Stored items
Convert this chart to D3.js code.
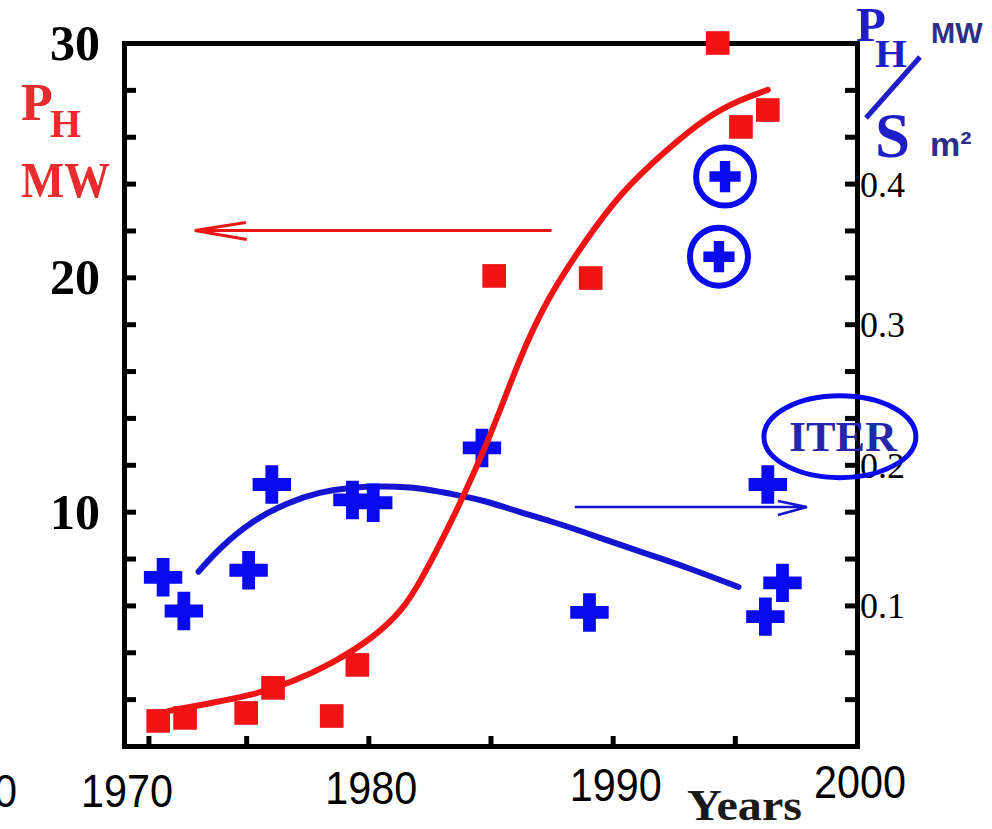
<!DOCTYPE html>
<html>
<head>
<meta charset="utf-8">
<script src="https://cdn.jsdelivr.net/npm/d3@7"></script>
<style>
  html, body { margin: 0; padding: 0; background: #fff; }
  svg { display: block; }
</style>
</head>
<body>
<script>
// Heating power P_H (MW) and power per unit surface P_H/S (MW/m²) versus year

// red squares: heating power, MW
const powerYears = [1971.4, 1972.5, 1975.0, 1976.1, 1978.5, 1979.55, 1985.15, 1989.1, 1994.3, 1995.25, 1996.35];
const powerMW    = [1.07, 1.2, 1.41, 2.48, 1.28, 3.46, 20.06, 19.97, 30.0, 26.42, 27.14];

// blue crosses: power per surface, MW/m²
const densityYears = [1971.6, 1972.45, 1975.1, 1976.05, 1979.35, 1980.2, 1984.65, 1989.05, 1996.35, 1996.95, 1996.25];
const densityVals  = [0.12, 0.096, 0.125, 0.186, 0.175, 0.173, 0.212, 0.095, 0.186, 0.116, 0.092];

// circled crosses (design values)
const circledYears = [1994.6, 1994.35];
const circledVals  = [0.405, 0.348];

// trend curve through the power points
const powerFitYears = [1971.8, 1973.8, 1975.3, 1976.9, 1978.55, 1980.2, 1981.4, 1982.1, 1983.45, 1985.0, 1986.2, 1987.3, 1988.7, 1990.3, 1992.2, 1993.85, 1995.2, 1996.35];
const powerFitMW    = [1.49, 1.88, 2.18, 2.73, 3.54, 4.61, 5.8, 6.95, 9.65, 13.19, 16.6, 19.04, 21.3, 23.6, 25.44, 26.85, 27.57, 28.0];

// trend curve through the power-per-surface points
const densityFitYears = [1973.05, 1973.95, 1975.3, 1976.65, 1978.0, 1979.35, 1980.7, 1982.25, 1983.35, 1984.7, 1986.2, 1987.45, 1988.7, 1990.2, 1991.55, 1992.9, 1995.15];
const densityFitVals  = [0.124, 0.1416, 0.1608, 0.1729, 0.1807, 0.1842, 0.1849, 0.1835, 0.1793, 0.175, 0.1662, 0.16, 0.1529, 0.1437, 0.1358, 0.128, 0.1131];

// axis ticks and labels
const yearLabels     = [1970, 1980, 1990, 2000];
const yearTicks      = [1971, 1975, 1980, 1985, 1990, 1995];
const powerLabels    = [10, 20, 30];
const powerTicks     = [2, 4, 6, 8, 10, 12, 14, 16, 18, 20, 22, 24, 26, 28];
const densityLabels  = [0.1, 0.2, 0.3, 0.4];

const W = 992, H = 829;
const plotLeft = 124, plotRight = 857, plotTop = 43, plotBottom = 746;

const RED = "#f01414", RED_TEXT = "#e62c2c", BLUE = "#0a0af0", BLUE_LINE = "#1414d2",
      BLUE_TEXT = "#1e1ec8", NAVY = "#2e2e88";
const serif = "Liberation Serif, Times New Roman, serif";
const sans = "Liberation Sans, Arial, Helvetica, sans-serif";

const svg = d3.select("body").append("svg")
  .attr("width", W).attr("height", H)
  .style("background", "#fff");

const x  = d3.scaleLinear().domain([1970, 2000]).range([plotLeft, plotRight]);
const yP = d3.scaleLinear().domain([0, 30]).range([plotBottom, plotTop]);
const yD = d3.scaleLinear().domain([0, 0.5]).range([plotBottom, plotTop]);

// ---- frame and axes ----
const styleAxis = g => {
  g.select(".domain").attr("stroke", "#000").attr("stroke-width", 5).attr("stroke-linecap", "square");
  g.selectAll(".tick line").attr("stroke", "#000").attr("stroke-width", 5);
  g.selectAll(".tick text").remove();
};

svg.append("g").attr("transform", `translate(${plotLeft},0)`)
  .call(d3.axisLeft(yP).tickValues(powerTicks).tickSize(-12).tickSizeOuter(0).tickFormat(""))
  .call(styleAxis);

svg.append("g").attr("transform", `translate(${plotRight},0)`)
  .call(d3.axisRight(yP).tickValues(powerTicks).tickSize(-12).tickSizeOuter(0).tickFormat(""))
  .call(styleAxis);

svg.append("g").attr("transform", `translate(0,${plotBottom})`)
  .call(d3.axisBottom(x).tickValues(yearTicks).tickSize(-10).tickSizeOuter(0).tickFormat(""))
  .call(styleAxis);

svg.append("g").attr("transform", `translate(0,${plotTop})`)
  .call(d3.axisTop(x).tickValues([]).tickSizeOuter(0))
  .call(styleAxis);

// left tick labels
svg.append("g").selectAll("text").data(powerLabels).join("text")
  .attr("x", 100).attr("y", d => yP(d) + 17)
  .attr("text-anchor", "end")
  .attr("font-family", serif)
  .attr("font-weight", "bold").attr("font-size", 50)
  .attr("fill", "#000")
  .text(d => d);

// right tick labels
svg.append("g").selectAll("text").data(densityLabels).join("text")
  .attr("x", 860).attr("y", d => yD(d) + 13)
  .attr("font-family", serif)
  .attr("font-size", 36)
  .attr("fill", "#000")
  .text(d => d3.format(".1f")(d));

// year labels
svg.append("g").selectAll("text").data(yearLabels).join("text")
  .attr("x", d => x(d) + 3).attr("y", (d, i) => 807 - i * 3)
  .attr("text-anchor", "middle")
  .attr("font-family", sans)
  .attr("font-size", 47)
  .attr("textLength", 92).attr("lengthAdjust", "spacingAndGlyphs")
  .attr("fill", "#000")
  .text(d => d);

// partial label at the very left edge
svg.append("text")
  .attr("x", 17).attr("y", 807).attr("text-anchor", "end")
  .attr("font-family", sans)
  .attr("font-size", 47)
  .attr("textLength", 92).attr("lengthAdjust", "spacingAndGlyphs")
  .attr("fill", "#000").text("1960");

svg.append("text")
  .attr("x", 687).attr("y", 820)
  .attr("font-family", serif)
  .attr("font-weight", "bold").attr("font-size", 45)
  .attr("textLength", 115).attr("lengthAdjust", "spacingAndGlyphs")
  .attr("fill", "#1a1a1a").text("Years");

// ---- left axis title: P_H / MW ----
svg.append("text").attr("x", 21).attr("y", 120)
  .attr("font-family", serif).attr("font-weight", "bold").attr("font-size", 52)
  .attr("fill", RED_TEXT).text("P");
svg.append("text").attr("x", 50).attr("y", 137)
  .attr("font-family", serif).attr("font-weight", "bold").attr("font-size", 40)
  .attr("fill", RED_TEXT).text("H");
svg.append("text").attr("x", 21).attr("y", 197)
  .attr("font-family", serif).attr("font-weight", "bold").attr("font-size", 51)
  .attr("textLength", 89).attr("lengthAdjust", "spacingAndGlyphs")
  .attr("fill", RED_TEXT).text("MW");

// ---- right axis title: P_H / S, MW / m² ----
svg.append("text").attr("x", 856).attr("y", 41)
  .attr("font-family", serif).attr("font-weight", "bold").attr("font-size", 49)
  .attr("fill", BLUE_TEXT).text("P");
svg.append("text").attr("x", 875).attr("y", 67)
  .attr("font-family", serif).attr("font-weight", "bold").attr("font-size", 41)
  .attr("fill", BLUE_TEXT).text("H");
svg.append("line").attr("x1", 920).attr("y1", 57).attr("x2", 866).attr("y2", 118)
  .attr("stroke", BLUE_TEXT).attr("stroke-width", 5);
svg.append("text").attr("x", 875).attr("y", 157)
  .attr("font-family", serif).attr("font-weight", "bold").attr("font-size", 63)
  .attr("fill", BLUE_TEXT).text("S");
svg.append("text").attr("x", 931).attr("y", 43)
  .attr("font-family", sans).attr("font-weight", "bold").attr("font-size", 29)
  .attr("fill", NAVY).text("MW");
svg.append("text").attr("x", 930).attr("y", 156)
  .attr("font-family", sans).attr("font-weight", "bold").attr("font-size", 34)
  .attr("fill", NAVY).text("m²");

// ---- arrows pointing to each axis ----
const redArrowY = yP(22), redFrom = x(1987.5), redTo = x(1972.9);
svg.append("path")
  .attr("d", `M${redFrom},${redArrowY}H${redTo}M${redTo + 51},${redArrowY - 8}L${redTo},${redArrowY}L${redTo + 52},${redArrowY + 9}`)
  .attr("fill", "none").attr("stroke", RED).attr("stroke-width", 3);

const blueArrowY = yD(0.17), blueFrom = x(1988.45), blueTo = x(1997.95);
svg.append("path")
  .attr("d", `M${blueFrom},${blueArrowY}H${blueTo}M${blueTo - 29},${blueArrowY - 6}L${blueTo},${blueArrowY}L${blueTo - 29},${blueArrowY + 8}`)
  .attr("fill", "none").attr("stroke", BLUE_LINE).attr("stroke-width", 2.5);

// ---- trend curves (smoothed B-splines through the sampled points) ----
const densityFit = densityFitYears.map((d, i) => [d, densityFitVals[i]]);
svg.append("path").datum(densityFit)
  .attr("d", d3.line().x(d => x(d[0])).y(d => yD(d[1])).curve(d3.curveBasis))
  .attr("fill", "none").attr("stroke", BLUE_LINE).attr("stroke-width", 6).attr("stroke-linecap", "round");

// ---- blue crosses ----
const cross = d3.symbol(d3.symbolCross, 820);
svg.append("g").selectAll("path").data(densityYears.map((d, i) => [d, densityVals[i]])).join("path")
  .attr("transform", d => `translate(${x(d[0])},${yD(d[1])})`)
  .attr("d", cross).attr("fill", BLUE);

// circled crosses
const smallCross = d3.symbol(d3.symbolCross, 540);
const circled = svg.append("g").selectAll("g").data(circledYears.map((d, i) => [d, circledVals[i]])).join("g")
  .attr("transform", d => `translate(${x(d[0])},${yD(d[1])})`);
circled.append("circle").attr("r", 29).attr("fill", "none").attr("stroke", BLUE).attr("stroke-width", 6);
circled.append("path").attr("d", smallCross).attr("fill", BLUE);

const powerFit = powerFitYears.map((d, i) => [d, powerFitMW[i]]);
svg.append("path").datum(powerFit)
  .attr("d", d3.line().x(d => x(d[0])).y(d => yP(d[1])).curve(d3.curveBasis))
  .attr("fill", "none").attr("stroke", RED).attr("stroke-width", 6).attr("stroke-linecap", "round");

// ---- red squares ----
const square = d3.symbol(d3.symbolSquare, 560);
svg.append("g").selectAll("path").data(powerYears.map((d, i) => [d, powerMW[i]])).join("path")
  .attr("transform", d => `translate(${x(d[0])},${yP(d[1])})`)
  .attr("d", square).attr("fill", RED);

// ---- ITER marker ----
const iterYear = 1999.3, iterLevel = 0.22;
svg.append("ellipse")
  .attr("cx", x(iterYear)).attr("cy", yD(iterLevel)).attr("rx", 76).attr("ry", 41)
  .attr("fill", "none").attr("stroke", BLUE).attr("stroke-width", 5);
svg.append("text").attr("x", x(iterYear) + 3).attr("y", yD(iterLevel) + 14)
  .attr("text-anchor", "middle")
  .attr("font-family", serif).attr("font-weight", "bold").attr("font-size", 43)
  .attr("textLength", 108).attr("lengthAdjust", "spacingAndGlyphs")
  .attr("fill", "#2626aa").text("ITER");
</script>
</body>
</html>
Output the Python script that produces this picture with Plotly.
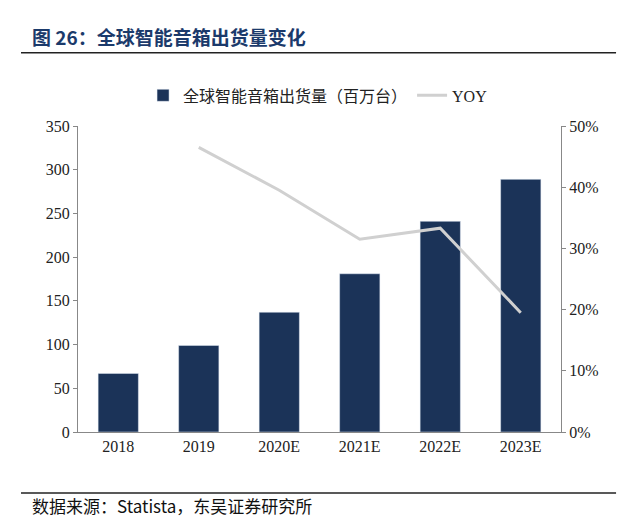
import plotly.graph_objects as go

years = ["2018", "2019", "2020E", "2021E", "2022E", "2023E"]
shipments = [67, 99, 137, 181, 241, 289]
yoy_years = ["2019", "2020E", "2021E", "2022E", "2023E"]
yoy = [0.465, 0.395, 0.315, 0.333, 0.195]

navy = "#1b3358"
fig = go.Figure()
fig.add_trace(go.Bar(x=years, y=shipments, name="全球智能音箱出货量（百万台）",
                     marker_color=navy, width=0.5))
fig.add_trace(go.Scatter(x=yoy_years, y=yoy, name="YOY", yaxis="y2", mode="lines",
                         line=dict(color="#d0d0d0", width=3)))
font = "Noto Sans CJK SC, Liberation Serif, serif"
fig.update_layout(
    width=640, height=532, paper_bgcolor="white", plot_bgcolor="white",
    margin=dict(l=70, r=87, t=118, b=108),
    font=dict(family="Liberation Serif, Noto Sans CJK SC", size=16, color="#222"),
    showlegend=True,
    legend=dict(orientation="h", x=0.497, xanchor="center", y=1.10, yanchor="middle",
                font=dict(size=16)),
    xaxis=dict(showline=True, linecolor="#888", ticks="", showgrid=False),
    yaxis=dict(range=[0, 350], dtick=50, showline=True, linecolor="#888", ticks="outside",
               tickcolor="#888", ticklen=4, showgrid=False),
    yaxis2=dict(range=[0, 0.5], dtick=0.1, tickformat=".0%", overlaying="y", side="right",
                showline=True, linecolor="#888", ticks="outside", tickcolor="#888", ticklen=4,
                showgrid=False),
    annotations=[
        dict(text="<b>图 26：全球智能音箱出货量变化</b>", x=-0.10, y=1.294, xref="paper", yref="paper",
             xanchor="left", yanchor="middle", showarrow=False,
             font=dict(size=19, color="#1b3a6b", family=font)),
        dict(text="数据来源：Statista，东吴证券研究所", x=-0.10, y=-0.24, xref="paper", yref="paper",
             xanchor="left", yanchor="middle", showarrow=False,
             font=dict(size=17, color="#111", family=font)),
    ],
    shapes=[
        dict(type="line", xref="paper", yref="paper", x0=-0.118, x1=1.114, y0=1.239, y1=1.239,
             line=dict(color="#222", width=1.5)),
        dict(type="line", xref="paper", yref="paper", x0=-0.118, x1=1.114, y0=-0.199, y1=-0.199,
             line=dict(color="#222", width=1.5)),
    ],
)
fig.write_html("out.html")
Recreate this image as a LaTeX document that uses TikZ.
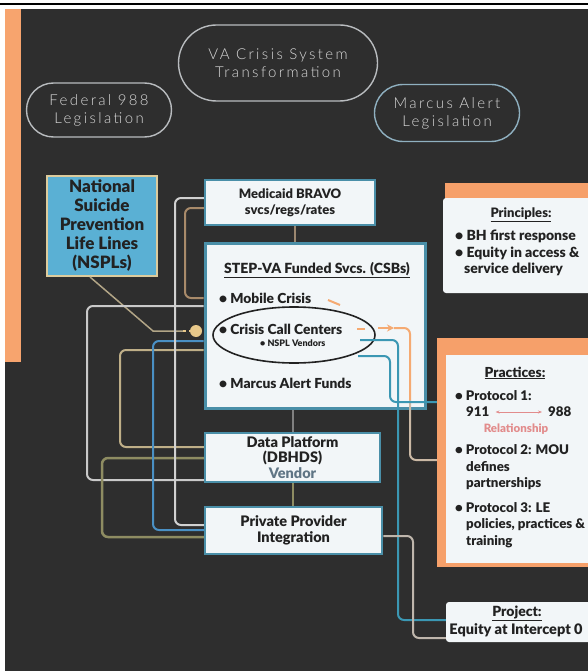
\documentclass[tikz,border=0pt]{standalone}
\usepackage{fontspec}
\setmainfont{Lato}[BoldFont=Lato Black]
\newfontfamily\legalfont[LetterSpace=16]{Lato Light}
\usetikzlibrary{shapes.misc,shapes.geometric,arrows.meta}

\definecolor{slate}{HTML}{2E2E2E}
\definecolor{sidebar}{HTML}{F7A46E}
\definecolor{pracorange}{HTML}{F6A06A}
\definecolor{ovalrim}{HTML}{B9BCBF}
\definecolor{ovalblue}{HTML}{8FB0C0}
\definecolor{ovaltext}{HTML}{D8D8D8}
\definecolor{cardrim}{HTML}{4A8FA8}
\definecolor{cardfill}{HTML}{F2F6F8}
\definecolor{cardtext}{HTML}{222222}
\definecolor{nsplblue}{HTML}{5AB0D4}
\definecolor{nsplrim}{HTML}{DCCB9C}
\definecolor{greyln}{HTML}{C9C9C9}
\definecolor{tanln}{HTML}{A88A6A}
\definecolor{beigeln}{HTML}{BFAF88}
\definecolor{oliveln}{HTML}{8E8C62}
\definecolor{blueln}{HTML}{4A90C4}
\definecolor{tealln}{HTML}{3B97B3}
\definecolor{orangeln}{HTML}{F5AA72}
\definecolor{hubfill}{HTML}{E8C88A}
\definecolor{relred}{HTML}{E28C8C}
\definecolor{vendorgrey}{HTML}{5F7585}

\begin{document}
\begin{tikzpicture}[x=1pt, y=-1pt,
  legal/.style={rounded rectangle, draw=ovalrim, line width=1.4pt, text=ovaltext,
    font=\legalfont\fontsize{15}{18}\selectfont, align=center, inner sep=0pt},
  card/.style={rectangle, draw=cardrim, line width=2.5pt, fill=cardfill, text=cardtext,
    font=\bfseries\fontsize{13}{16}\selectfont, align=center, inner sep=0pt},
  sheet/.style={rectangle, fill=cardfill, rounded corners=3pt, inner sep=0pt},
  item/.style={anchor=west, inner sep=0pt, text=cardtext, font=\bfseries\fontsize{13.8}{16}\selectfont},
  side/.style={anchor=west, inner sep=0pt, text=cardtext, font=\bfseries\fontsize{13.3}{17}\selectfont},
  head/.style={inner sep=0pt, text=cardtext, font=\bfseries\fontsize{13}{16}\selectfont},
  link/.style={line width=2pt, rounded corners=6pt},
]
\useasboundingbox (0,0) rectangle (588,671);
\clip (0,0) rectangle (588,671);

% photo frame round the slide
\fill[white] (0,0) rectangle (588,671);
\draw[black, line width=1.6pt] (0,4) -- (588,4);
\fill[slate] (5,9) rectangle (588,671);
\fill[sidebar] (5,9) rectangle (21,362);

% legislation ovals
\node[legal, minimum width=199pt, minimum height=76pt] (vacst) at (278,63) {VA Crisis System\\Transformation};
\node[legal, minimum width=145pt, minimum height=54pt] (fed) at (99,110) {Federal 988\\Legislation};
\node[legal, draw=ovalblue, minimum width=145pt, minimum height=57pt] (marcus) at (447,113) {Marcus Alert\\Legislation};

% national lifeline box
\node[rectangle, fill=nsplblue, draw=nsplrim, line width=2pt, minimum width=110pt, minimum height=100pt,
  inner sep=0pt, align=center, text=cardtext, font=\bfseries\fontsize{17}{19}\selectfont]
  (nspl) at (102,226) {National\\Suicide\\Prevention\\Life Lines\\(NSPLs)};

% middle column
\node[card, minimum width=170pt, minimum height=45pt] (med) at (290,202.5) {Medicaid BRAVO\\svcs/regs/rates};
\node[card, line width=3pt, minimum width=220pt, minimum height=165pt] (step) at (315,325.5) {};
\node[card, font=\bfseries\fontsize{14.5}{15.5}\selectfont, minimum width=175pt, minimum height=49pt] (data) at (292.5,457.5) {Data Platform\\(DBHDS)\\\textcolor{vendorgrey}{Vendor}};
\node[card, font=\bfseries\fontsize{14.5}{16}\selectfont, minimum width=177pt, minimum height=47pt] (priv) at (293.5,530.5) {Private Provider\\Integration};

\node[head, font=\bfseries\fontsize{14}{16}\selectfont] (stephead) at (317,270) {\underline{STEP-VA Funded Svcs. (CSBs)}};
\node[item] (mobile) at (219,298) {• Mobile Crisis};
\node[ellipse, draw=cardtext, line width=1.6pt, minimum width=162pt, minimum height=56pt] (ring) at (294,335) {};
\node[item] (callc) at (219,329) {• Crisis Call Centers};
\node[item, font=\bfseries\fontsize{9}{11}\selectfont] (vendors) at (260,343) {• NSPL Vendors};
\node[item] (mafunds) at (219,383) {• Marcus Alert Funds};

% right column
\fill[pracorange] (445,183) rectangle (600,240);
\node[sheet, minimum width=157pt, minimum height=95pt] (princ) at (521.5,245.5) {};
\node[head, font=\bfseries\fontsize{13}{16}\selectfont] at (521,215) {\underline{Principles:}};
\node[side, font=\bfseries\fontsize{14}{16}\selectfont] at (455,236) {• BH first response};
\node[side, font=\bfseries\fontsize{14}{16}\selectfont] at (455,253) {• Equity in access \&};
\node[side, font=\bfseries\fontsize{14}{16}\selectfont] at (464,269) {service delivery};

\node[rectangle, fill=pracorange, minimum width=163pt, minimum height=229pt, inner sep=0pt] (prac) at (518.5,452.5) {};
\fill[cardfill] (446,355) rectangle (600,563);
\node[head, font=\bfseries\fontsize{13.8}{17}\selectfont] at (515,373) {\underline{Practices:}};
\node[side] at (455,396) {• Protocol 1:};
\node[side] (n911) at (466,412) {911};
\node[side] (n988) at (548,412) {988};
\node[inner sep=0pt, text=relred, font=\bfseries\fontsize{11.5}{14}\selectfont] at (516,429) {Relationship};
\node[side] at (455,450) {• Protocol 2: MOU};
\node[side] at (466,467) {defines};
\node[side] at (466,484) {partnerships};
\node[side] at (455,508) {• Protocol 3: LE};
\node[side] at (466,525) {policies, practices \&};
\node[side] at (466,542) {training};

\node[sheet, minimum width=154pt, minimum height=40pt] (proj) at (523,622) {};
\node[head, font=\bfseries\fontsize{14}{16}\selectfont] at (517,613) {\underline{Project:}};
\node[head, font=\bfseries\fontsize{14.5}{16}\selectfont] at (516,630) {Equity at Intercept 0};

% 911 - 988 relationship
\draw[relred, line width=1pt, {Stealth[length=4pt]}-{Stealth[length=4pt]}] ([xshift=6pt]n911.east) -- ([xshift=-6pt]n988.west);

% lifeline into the call centres
\coordinate (elbow) at (153,331);
\coordinate (dashstart) at (183,331);
\node[circle, fill=hubfill, minimum size=12pt, inner sep=0pt] (hub) at (196,331) {};
\draw[beigeln!80!gray, line width=1.5pt] (nspl.south -| 90,0) -- (elbow) -- (dashstart);
\draw[hubfill, line width=1.8pt, dashed] (dashstart) -- (hub);

% left side links
\draw[link, greyln] (step.west |- 0,306) -| (87,480) -- (data.west |- 0,480);
\draw[link, tanln] (med.west |- 0,208) -| (185,298) -- (step.west |- 0,298);
\draw[link, beigeln] (step.west |- 0,350) -| (120,447) -- (data.west |- 0,447);
\draw[link, oliveln, line width=2.5pt] (data.west |- 0,458) -| (102,537) -- (priv.west |- 0,537);
\draw[link, blueln] (step.west |- 0,341) -| (153,530) -- (priv.west |- 0,530);
\draw[link, greyln!85!white] (med.west |- 0,198) -| (175,525) -- (priv.west |- 0,525);

% column links
\draw[tanln!70!gray, line width=2pt] (med.south -| 295,0) -- (step.north -| 295,0);
\draw[gray, line width=2pt] (step.south -| 293,0) -- (data.north -| 293,0);
\draw[oliveln, line width=2pt] (data.south -| 293,0) -- (priv.north -| 293,0);

% right side links
\coordinate (mcend) at (328,300);
\coordinate (ccend) at (357,329);
\coordinate (arrowtip) at (394,328);
\coordinate (vendend) at (360,340);
\coordinate (ringfoot) at (358,356);
\draw[orangeln, line width=2pt] (mcend) -- ++(12,5);
\draw[orangeln, line width=2pt] (ccend) -- ++(8,0);
\draw[orangeln, line width=2pt, -{Stealth[length=7pt,width=7pt]}] (378,328) -- (arrowtip);
\draw[link, orangeln] (arrowtip) -| (410,400);
\draw[link, tanln!60!white] (410,400) |- (prac.west |- 0,460);
\draw[link, tealln] (vendend) -| (398,620) -- (proj.west |- 0,620);
\draw[link, tealln] (ringfoot) -| (390,402) -- (prac.west |- 0,402);
\draw[link, greyln!70!tanln] (priv.east |- 0,536) -| (413,638) -- (proj.west |- 0,638);
\end{tikzpicture}
\end{document}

Objective » Copy out the listing above from the line containing "Output the Python" to the line containing "yoy = [0.465, 0.395, 0.315, 0.333, 0.195]", both included, exactly as written and minus the images.

Solution »
Output the Python script that produces this picture with Plotly.
import plotly.graph_objects as go

years = ["2018", "2019", "2020E", "2021E", "2022E", "2023E"]
shipments = [67, 99, 137, 181, 241, 289]
yoy_years = ["2019", "2020E", "2021E", "2022E", "2023E"]
yoy = [0.465, 0.395, 0.315, 0.333, 0.195]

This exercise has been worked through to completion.